Il giorno 16 ottobre il cielo di Roma era della sua bellezza più commovente e io, sentendomi percorsa di quella strana felicità che le condizioni atmosferiche regalano, entravo nel luogo di pace e pacata bellezza che è il Cimitero acattolico.
Lì, certo sono entrata più volte a rendere omaggio ai grandi che vi sono sepolti, ma stavolta l’omaggio era rivolto a un’artista, Francesca Vitale che, ancora una volta assecondando la sua passione per i cimiteri, aveva allestito, in quella che era stata la camera mortuaria una sua originale mostra: Jubox Klein1961, istallazione di tecnica mista a base fotografica su due piani spaziali.

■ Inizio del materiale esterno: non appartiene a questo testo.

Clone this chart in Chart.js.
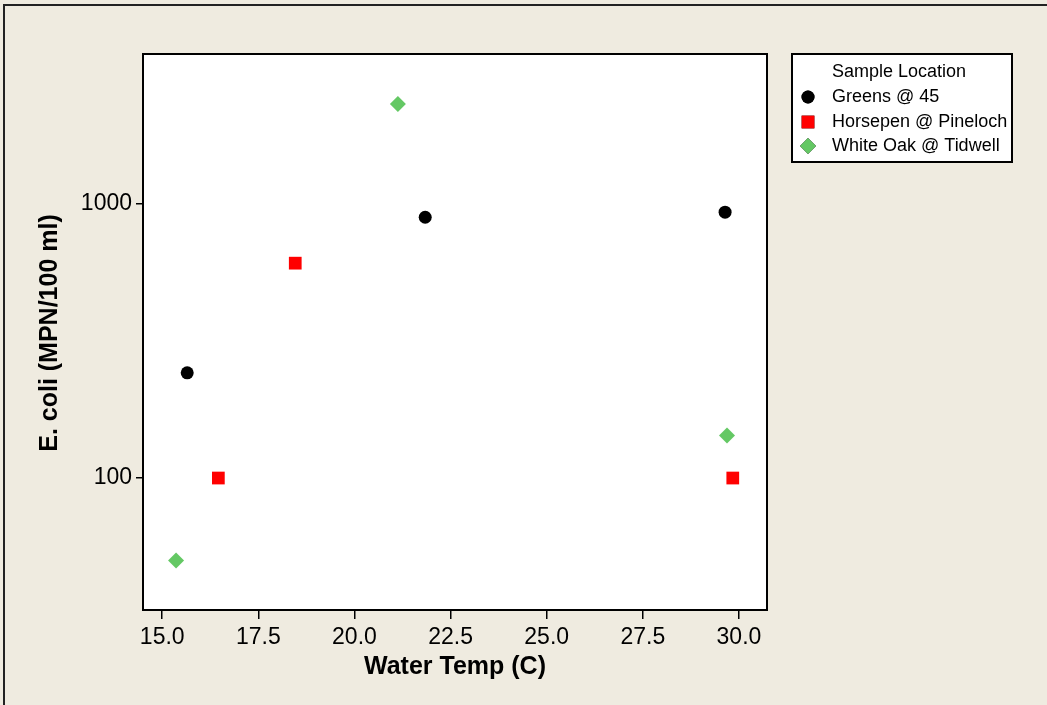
<!DOCTYPE html>
<html>
<head>
<meta charset="utf-8">
<script src="https://cdn.jsdelivr.net/npm/chart.js@4.4.1/dist/chart.umd.min.js"></script>
<style>
  html, body { margin: 0; padding: 0; background: #EFEBE0; }
  #wrap { width: 1047px; height: 705px; position: relative; }
</style>
</head>
<body>
<div id="wrap"><canvas id="c" width="1047" height="705"></canvas></div>
<script>
/* ── Data ── */
const seriesNames  = ['Greens @ 45', 'Horsepen @ Pineloch', 'White Oak @ Tidwell'];
const greensTemp   = [15.65, 21.84, 29.64];
const greensEcoli  = [242, 894, 933];
const horsepenTemp = [16.46, 18.46, 29.84];
const horsepenEcoli = [100, 608, 100];
const whiteOakTemp = [15.36, 21.13, 29.69];
const whiteOakEcoli = [50, 2317, 143];

const xTicks = [15.0, 17.5, 20.0, 22.5, 25.0, 27.5, 30.0];
const yTicks = [100, 1000];

/* ── Look ── */
const FONT = '"Liberation Sans", Arial, sans-serif';
const BG = '#EFEBE0';
const AREA = { left: 143, top: 54, right: 767, bottom: 610 };

function toPoints(xs, ys) {
  return xs.map((x, i) => ({ x: x, y: ys[i] }));
}

const datasets = [
  { label: seriesNames[0], data: toPoints(greensTemp, greensEcoli),
    pointStyle: 'circle', pointRadius: 6.5, backgroundColor: '#000000', borderColor: '#000000', borderWidth: 0 },
  { label: seriesNames[1], data: toPoints(horsepenTemp, horsepenEcoli),
    pointStyle: 'rect', pointRadius: 9, backgroundColor: '#FF0000', borderColor: '#FF0000', borderWidth: 0 },
  { label: seriesNames[2], data: toPoints(whiteOakTemp, whiteOakEcoli),
    pointStyle: 'rectRot', pointRadius: 8, backgroundColor: '#64C864', borderColor: '#64C864', borderWidth: 0 },
];

/* ── Background, frame, titles and legend ── */
const decor = {
  id: 'decor',
  beforeDraw(chart) {
    const ctx = chart.ctx, a = chart.chartArea;
    ctx.save();
    ctx.fillStyle = BG;
    ctx.fillRect(0, 0, chart.width, chart.height);
    ctx.strokeStyle = '#222';
    ctx.lineWidth = 2;
    ctx.strokeRect(4, 5, chart.width + 20, chart.height + 20);
    ctx.fillStyle = '#FFFFFF';
    ctx.fillRect(a.left, a.top, a.right - a.left, a.bottom - a.top);
    ctx.restore();
  },
  afterDraw(chart) {
    const ctx = chart.ctx, a = chart.chartArea;
    ctx.save();
    // plot frame
    ctx.strokeStyle = '#000';
    ctx.lineWidth = 2;
    ctx.strokeRect(a.left, a.top, a.right - a.left, a.bottom - a.top);

    // axis titles
    ctx.fillStyle = '#000';
    ctx.font = 'bold 25px ' + FONT;
    ctx.textAlign = 'center';
    ctx.textBaseline = 'middle';
    ctx.fillText('Water Temp (C)', 455, 667);
    ctx.translate(50, 333);
    ctx.rotate(-Math.PI / 2);
    ctx.fillText('E. coli (MPN/100 ml)', 0, 0);
    ctx.setTransform(1, 0, 0, 1, 0, 0);

    // legend box
    ctx.fillStyle = '#FFFFFF';
    ctx.fillRect(792, 54, 220, 108);
    ctx.strokeStyle = '#000';
    ctx.lineWidth = 2;
    ctx.strokeRect(792, 54, 220, 108);
    ctx.fillStyle = '#000';
    ctx.font = '18px ' + FONT;
    ctx.textAlign = 'left';
    ctx.fillText('Sample Location', 832, 72);
    const rowY = [97, 122, 146];
    chart.data.datasets.forEach((ds, i) => {
      Chart.helpers.drawPoint(ctx, {
        pointStyle: ds.pointStyle,
        radius: ds.pointStyle === 'rect' ? 9 : ds.pointRadius,
        rotation: 0, borderWidth: 0
      }, 808, rowY[i]);
      ctx.fillStyle = ds.backgroundColor;
      ctx.fill();
      ctx.fillStyle = '#000';
      ctx.fillText(ds.label, 832, rowY[i]);
    });
    ctx.restore();
  }
};

new Chart(document.getElementById('c'), {
  type: 'scatter',
  data: { datasets },
  options: {
    responsive: false,
    animation: false,
    layout: { padding: { left: 0, top: AREA.top, right: 1047 - AREA.right, bottom: 0 } },
    plugins: { legend: { display: false }, tooltip: { enabled: false } },
    scales: {
      x: {
        type: 'linear',
        min: 14.5,
        max: 30.73,
        afterBuildTicks: s => { s.ticks = xTicks.map(v => ({ value: v })); },
        afterFit: s => { s.height = 705 - AREA.bottom; },
        grid: { drawOnChartArea: false, drawTicks: true, tickLength: 9, color: '#000', lineWidth: 1.5 },
        border: { display: false },
        ticks: {
          color: '#000', padding: 5,
          font: { family: FONT, size: 23 },
          callback: v => Number(v).toFixed(1),
        },
      },
      y: {
        type: 'logarithmic',
        min: 33,
        max: 3524,
        afterBuildTicks: s => { s.ticks = yTicks.map(v => ({ value: v })); },
        afterFit: s => { s.width = AREA.left; },
        grid: { drawOnChartArea: false, drawTicks: true, tickLength: 7, color: '#000', lineWidth: 1.5 },
        border: { display: false },
        ticks: {
          color: '#000', padding: 4,
          font: { family: FONT, size: 23 },
          callback: v => String(v),
        },
      },
    },
  },
  plugins: [decor],
});
</script>
</body>
</html>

Sulle pareti decalcomanie e collage digitali impressi su alluminio, frammenti di immagini del San Michele a Venezia, dove sono sepolti anche Brodskij e Pound , e immagini del cimitero acattolico di Roma. Sul pavimento invece una istallazione che evoca la triade contemplativa di Klein, il blu, l’oro e il rosa carminio. L’istallazione vuole infatti anche pagare un tributo di ammirazione e di affinità a Yves Klein, precursore della Body art.
Ecco inoltre: noto le mani tinte di blu di Francesca (body art, appunto). E poi, da notare, la data del 1961 che compare nel titolo della mostra, è l’anno in cui Klein donò al monastero di Santa Rita da Cascia il suo EX voto – composto con l’oro che non era finito nella Senna, di quello ricavato dalle sue note venditi di Vuoto – ma anche quello della nascita della nostra artista.
Francesca l’avevo conosciuta alcuni anni fa, agli inizi dell’attività del nostro Spazio Gattomerlino in Borgo Vittorio 95. Per un certo periodo aveva frequentato i nostri incontri e infine, nell’ottobre 2017, aveva partecipato in prima persona alle attività con una mostra, Il Sogno di Zazie , che immergeva lo spettatore in una quantità di immagini e suoni, dove le presenze meno immateriali erano presenze feline, sagome nere o bianche di gatti dagli occhi fosforescenti.
Alcuni di quei bellissimi gatti sono tornati qui, nella mostra al cimitero acattolico e mi dicono che i gatti in carne e ossa del giardino, durante l’allestimento della mostra, quando non notavano presenze umane intorno alla cappella, entravano furtivamente, come per voler capire di che cosa mai fossero fatti quei loro simili.
Della mostra, ma anche di gatti, mi sono poi intrattenuta a parlare con Amanda Thursfield, direttore del Cimitero, una donna dall’aspetto luminoso, non solo per la complessione chiara dei lineamenti. La cosa più bella che le sento dire è, a proposito del cielo di Roma – blu assoluto tra il verde intenso di cipressi e pini – che entrambe siamo attratte a contemplare: “Quando studiavo in Inghilterra i pittori del Novecento, pensavo che i loro colori fossero esagerati, ma no, Roma ha dei colori inimmaginabili, di un’intensità unica!”.
Turisti silenziosi si aggirano, si fermano davanti all’apparizione della Piramide.
Bella e interessante la mostra, un tonico per l’anima questa ottobrata romana.